Lower Bound for Primes during GnuPG key generation

[vedaal at nym.hush.com]

On 5/22/2015 at 3:01 AM, "Werner Koch" <wk at gnupg.org> wrote:

>Yes.  If you create an RSA key you generate two primes of the same 
>size.  Libgcrypt as well as GnuPG 1.4 will only consider candidates with 
>the two high bits set so that the final modulus will have the exact 
>size.

=====

Approximately what interval is meant by 'primes of the same size' ?

i.e. for a 4096 RSA key the interval would be  [ 2^(2048 + k) - 2^(2048 - k) ]

What would the range of k be?


n.b.

Any interval of primes can be approximated by:

n(U)[log(n(U))] - n(L)[log(n(L))]

where U is the uppermost prime, and L is the lowermost prime

https://primes.utm.edu/howmany.html   (The Prime Number Theorem, Consequence Two: The nth prime is about n log n )

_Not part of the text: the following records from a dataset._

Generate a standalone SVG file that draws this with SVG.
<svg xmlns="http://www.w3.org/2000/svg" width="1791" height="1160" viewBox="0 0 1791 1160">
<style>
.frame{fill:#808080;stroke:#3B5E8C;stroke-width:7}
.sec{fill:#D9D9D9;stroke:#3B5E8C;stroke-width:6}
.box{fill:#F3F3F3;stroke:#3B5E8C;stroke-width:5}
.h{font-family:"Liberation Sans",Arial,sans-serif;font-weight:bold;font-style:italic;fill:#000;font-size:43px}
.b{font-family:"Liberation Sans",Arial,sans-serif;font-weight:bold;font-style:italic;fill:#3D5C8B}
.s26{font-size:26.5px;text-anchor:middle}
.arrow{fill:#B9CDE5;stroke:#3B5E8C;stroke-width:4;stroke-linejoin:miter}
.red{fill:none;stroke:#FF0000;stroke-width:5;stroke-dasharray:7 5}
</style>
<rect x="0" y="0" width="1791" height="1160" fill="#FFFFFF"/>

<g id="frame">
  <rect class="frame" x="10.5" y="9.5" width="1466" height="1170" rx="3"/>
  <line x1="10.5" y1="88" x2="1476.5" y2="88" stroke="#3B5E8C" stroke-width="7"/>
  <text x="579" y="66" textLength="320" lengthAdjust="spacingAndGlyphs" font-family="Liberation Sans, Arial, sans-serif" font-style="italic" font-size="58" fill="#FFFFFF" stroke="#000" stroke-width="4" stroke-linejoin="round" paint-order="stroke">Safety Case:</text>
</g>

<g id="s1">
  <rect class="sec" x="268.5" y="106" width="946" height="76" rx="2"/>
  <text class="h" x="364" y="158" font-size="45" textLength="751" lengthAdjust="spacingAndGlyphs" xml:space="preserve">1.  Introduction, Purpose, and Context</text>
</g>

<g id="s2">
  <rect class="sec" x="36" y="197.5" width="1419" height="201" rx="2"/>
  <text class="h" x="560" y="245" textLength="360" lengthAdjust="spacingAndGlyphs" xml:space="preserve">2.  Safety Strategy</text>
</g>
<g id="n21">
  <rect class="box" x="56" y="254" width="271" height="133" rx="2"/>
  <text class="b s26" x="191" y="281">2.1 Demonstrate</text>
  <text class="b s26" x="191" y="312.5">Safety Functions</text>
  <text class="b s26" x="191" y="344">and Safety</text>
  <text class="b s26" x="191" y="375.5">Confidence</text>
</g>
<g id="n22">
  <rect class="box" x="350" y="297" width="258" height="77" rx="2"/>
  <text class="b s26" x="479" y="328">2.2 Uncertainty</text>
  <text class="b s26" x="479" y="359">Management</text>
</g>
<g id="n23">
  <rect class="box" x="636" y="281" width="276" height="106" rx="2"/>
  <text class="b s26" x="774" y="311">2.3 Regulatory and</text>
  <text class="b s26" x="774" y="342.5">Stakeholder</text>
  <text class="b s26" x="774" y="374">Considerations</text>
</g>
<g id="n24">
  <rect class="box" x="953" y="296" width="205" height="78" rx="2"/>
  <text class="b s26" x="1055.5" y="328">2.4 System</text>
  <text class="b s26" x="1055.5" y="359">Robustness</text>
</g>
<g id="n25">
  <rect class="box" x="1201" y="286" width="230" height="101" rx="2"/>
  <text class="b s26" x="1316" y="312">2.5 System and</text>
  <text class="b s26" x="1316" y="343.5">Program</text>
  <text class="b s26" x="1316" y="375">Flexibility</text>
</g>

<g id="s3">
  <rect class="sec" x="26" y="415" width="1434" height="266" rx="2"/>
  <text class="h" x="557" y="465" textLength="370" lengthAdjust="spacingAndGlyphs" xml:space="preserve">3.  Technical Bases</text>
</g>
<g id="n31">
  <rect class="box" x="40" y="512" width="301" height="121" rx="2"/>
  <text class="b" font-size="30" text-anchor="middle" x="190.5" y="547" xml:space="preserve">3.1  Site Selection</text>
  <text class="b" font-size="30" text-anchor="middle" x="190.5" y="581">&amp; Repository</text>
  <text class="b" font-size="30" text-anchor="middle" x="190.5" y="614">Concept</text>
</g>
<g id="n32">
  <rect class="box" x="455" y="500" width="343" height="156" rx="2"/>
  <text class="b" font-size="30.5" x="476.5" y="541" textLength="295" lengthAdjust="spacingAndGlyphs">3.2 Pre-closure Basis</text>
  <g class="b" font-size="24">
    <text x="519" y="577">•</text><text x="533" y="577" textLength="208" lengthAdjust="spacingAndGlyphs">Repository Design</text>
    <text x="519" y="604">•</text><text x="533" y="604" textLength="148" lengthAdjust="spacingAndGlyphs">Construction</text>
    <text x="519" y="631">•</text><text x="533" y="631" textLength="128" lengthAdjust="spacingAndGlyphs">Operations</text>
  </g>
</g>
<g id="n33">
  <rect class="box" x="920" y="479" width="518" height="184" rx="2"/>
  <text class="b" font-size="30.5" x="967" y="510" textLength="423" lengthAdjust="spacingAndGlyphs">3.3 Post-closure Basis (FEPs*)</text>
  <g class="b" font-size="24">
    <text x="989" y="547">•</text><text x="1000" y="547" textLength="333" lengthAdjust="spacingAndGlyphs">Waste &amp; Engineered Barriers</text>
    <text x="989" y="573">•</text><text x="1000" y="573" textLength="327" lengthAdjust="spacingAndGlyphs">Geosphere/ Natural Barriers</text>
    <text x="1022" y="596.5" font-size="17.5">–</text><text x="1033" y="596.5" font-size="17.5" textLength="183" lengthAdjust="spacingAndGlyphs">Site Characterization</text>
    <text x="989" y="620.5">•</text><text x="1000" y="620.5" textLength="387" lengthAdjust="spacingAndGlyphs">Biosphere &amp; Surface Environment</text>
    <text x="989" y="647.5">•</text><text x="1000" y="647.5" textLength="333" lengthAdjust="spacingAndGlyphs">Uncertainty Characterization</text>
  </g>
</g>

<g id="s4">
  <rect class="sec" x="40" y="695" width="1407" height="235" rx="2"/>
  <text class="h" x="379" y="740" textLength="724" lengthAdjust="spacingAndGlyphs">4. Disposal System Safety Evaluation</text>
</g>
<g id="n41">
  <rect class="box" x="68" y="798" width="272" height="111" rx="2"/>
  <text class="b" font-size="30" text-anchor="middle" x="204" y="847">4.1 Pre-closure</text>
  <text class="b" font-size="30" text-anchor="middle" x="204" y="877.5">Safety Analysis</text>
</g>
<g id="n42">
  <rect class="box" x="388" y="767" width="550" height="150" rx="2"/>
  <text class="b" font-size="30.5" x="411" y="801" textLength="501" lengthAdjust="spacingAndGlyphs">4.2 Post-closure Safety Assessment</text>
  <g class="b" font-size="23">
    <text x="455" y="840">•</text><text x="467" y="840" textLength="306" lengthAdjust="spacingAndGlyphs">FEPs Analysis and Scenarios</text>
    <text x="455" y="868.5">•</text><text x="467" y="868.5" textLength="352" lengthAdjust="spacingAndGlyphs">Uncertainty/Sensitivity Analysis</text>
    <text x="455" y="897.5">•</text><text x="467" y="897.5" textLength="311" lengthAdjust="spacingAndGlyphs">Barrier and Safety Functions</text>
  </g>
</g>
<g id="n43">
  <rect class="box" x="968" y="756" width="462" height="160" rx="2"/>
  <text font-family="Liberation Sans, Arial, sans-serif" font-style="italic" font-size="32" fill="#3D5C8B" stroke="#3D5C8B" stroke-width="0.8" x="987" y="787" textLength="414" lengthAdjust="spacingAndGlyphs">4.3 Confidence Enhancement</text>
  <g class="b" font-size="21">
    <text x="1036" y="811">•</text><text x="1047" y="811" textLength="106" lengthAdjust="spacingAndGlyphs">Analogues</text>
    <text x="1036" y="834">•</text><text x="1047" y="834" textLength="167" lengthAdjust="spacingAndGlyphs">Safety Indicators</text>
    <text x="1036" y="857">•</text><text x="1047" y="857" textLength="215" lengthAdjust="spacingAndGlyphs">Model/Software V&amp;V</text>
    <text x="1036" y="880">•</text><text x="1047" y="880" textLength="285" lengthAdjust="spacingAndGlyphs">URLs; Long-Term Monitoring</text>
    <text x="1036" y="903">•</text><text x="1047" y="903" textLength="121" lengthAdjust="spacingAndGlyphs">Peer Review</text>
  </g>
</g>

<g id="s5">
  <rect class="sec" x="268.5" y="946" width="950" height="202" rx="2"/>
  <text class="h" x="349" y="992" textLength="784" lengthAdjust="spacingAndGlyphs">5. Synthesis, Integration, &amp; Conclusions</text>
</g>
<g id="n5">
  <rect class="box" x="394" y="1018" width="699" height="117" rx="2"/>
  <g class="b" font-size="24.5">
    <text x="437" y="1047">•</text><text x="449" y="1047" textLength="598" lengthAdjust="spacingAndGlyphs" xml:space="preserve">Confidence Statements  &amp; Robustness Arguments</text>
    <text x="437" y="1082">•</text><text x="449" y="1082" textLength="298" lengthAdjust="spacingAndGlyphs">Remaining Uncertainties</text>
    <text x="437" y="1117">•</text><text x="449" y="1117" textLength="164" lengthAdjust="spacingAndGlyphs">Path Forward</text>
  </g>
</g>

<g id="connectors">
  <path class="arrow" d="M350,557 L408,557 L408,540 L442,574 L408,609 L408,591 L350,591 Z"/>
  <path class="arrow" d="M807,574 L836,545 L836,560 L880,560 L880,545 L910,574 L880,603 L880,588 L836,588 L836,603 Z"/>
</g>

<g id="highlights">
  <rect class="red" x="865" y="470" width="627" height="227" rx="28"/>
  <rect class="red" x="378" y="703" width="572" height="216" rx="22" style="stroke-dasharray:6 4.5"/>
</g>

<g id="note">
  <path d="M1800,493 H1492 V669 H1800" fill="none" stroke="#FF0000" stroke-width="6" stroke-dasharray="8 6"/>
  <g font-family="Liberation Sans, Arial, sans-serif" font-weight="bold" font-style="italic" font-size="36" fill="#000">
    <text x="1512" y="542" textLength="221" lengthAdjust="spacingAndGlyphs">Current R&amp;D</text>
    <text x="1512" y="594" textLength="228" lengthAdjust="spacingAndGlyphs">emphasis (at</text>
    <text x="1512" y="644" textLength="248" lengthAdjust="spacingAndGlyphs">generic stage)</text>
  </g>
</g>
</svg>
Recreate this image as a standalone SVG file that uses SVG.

So, to give a trivial example,  If the interval of primes chosen is from  2^2047 to 2^2049, then this interval is only

log(2) [ 2049^2 - 2047^2]  = 5678      which is a fairly small number of primes to check, for this type of attack to find the GnuPG keypair.


Also,
does GnuPG automatically reject twin primes ( p, p+2) ,  and Sophie-Germain primes (p, 2p+1) ?



TIA,

vedaal